Queremos
creer que lo racional rige nuestras vidas, aunque las emociones nos
lo vayan poniendo en duda. La realidad es que nuestro día a día
está tejido por centenares de gestos que repetimos automáticamente
tras identificar olores, tactos, formas, sabores y sonidos
familiares.
Desde
que nos levantamos, olores como el pan recién tostado o el café
humeante nos despiertan a una sucesión de percepciones que van a
encaminarnos a lo que llamamos una jornada normal.
Lavarnos
las manos es uno de estos pequeños gestos cotidianos que agradecemos
antes de comer, tras el trabajo o al llegar a casa. Luego nos
sentimos limpios y con las manos suaves.
Paulatinamente
el dispensador de jabón va quitando su espacio a la tradicional
pastilla por la higiene y facilidad de uso que supone. Primero
ocurrió en los establecimientos de servicios y en los centros de
trabajo. Luego llegaron a los hogares.
Cada
vez es más habitual, encontrarnos el mismo dispensador en muchos
lugares donde tenemos que lavarnos las manos. En casa, en el trabajo,
en la cafetería y en las viviendas de familiares encontramos el
mismo envase que nos espera.
La
botella transparente de plástico con el líquido de color blanco, el
dosificador negro y un dibujo de unos copos de algodón en la
etiqueta que hemos comprado en Mercadona.
Poco
a poco este supermercado nos va ganando su confianza y vamos llenando
nuestros armarios y neveras con los productos que nos ofrece
ajustando al máximo la calidad y el precio.
Ir
a comprar se convierte en algo familiar, es como volver a casa. No
estamos pensando en la búsqueda de ofertas, sino en ir recolectando
los productos que necesitamos en nuestra gran despensa.
Tras
este sencillo gesto cotidiano que realizamos hay un gran esfuerzo de
una empresa que pone todo su empeño en ofrecernos el mejor producto
y servicio posibles.
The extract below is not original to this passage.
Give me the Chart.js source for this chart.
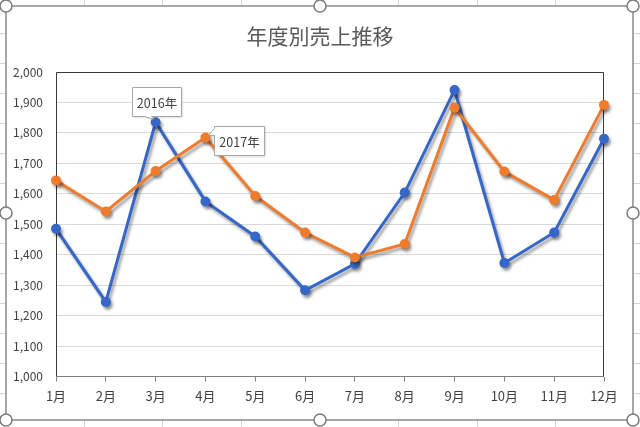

No sólo en el personal de la tienda que vemos
siempre trajinando de un lado a otro y atendernos amablemente en la
caja.
También
en las empresas que elaboran los productos y en la extraordinaria
logística para hacer posible el milagro de encontrarnos las
estanterías llenas cada día con aquello que necesitamos.
Quizás
no valoramos suficientemente este milagro que se repite cada día.
Nos comportamos como niños que nos encontramos todo hecho sin querer
ver el trabajo que han hecho antes nuestros padres.
Así,
nos despertábamos con la manta bien puesta, inconscientes de que
mamá o papá habían vigilado que no nos destapáramos mientras
dormíamos, únicamente recompensados por nuestra sonrisa.
Tal
vez, con la esa sonrisa del niño a sus padres, deberíamos decir al
personal de la tienda de Mercadona que lo están haciendo muy bien,
que todo el esfuerzo que realizan cada día vale la pena.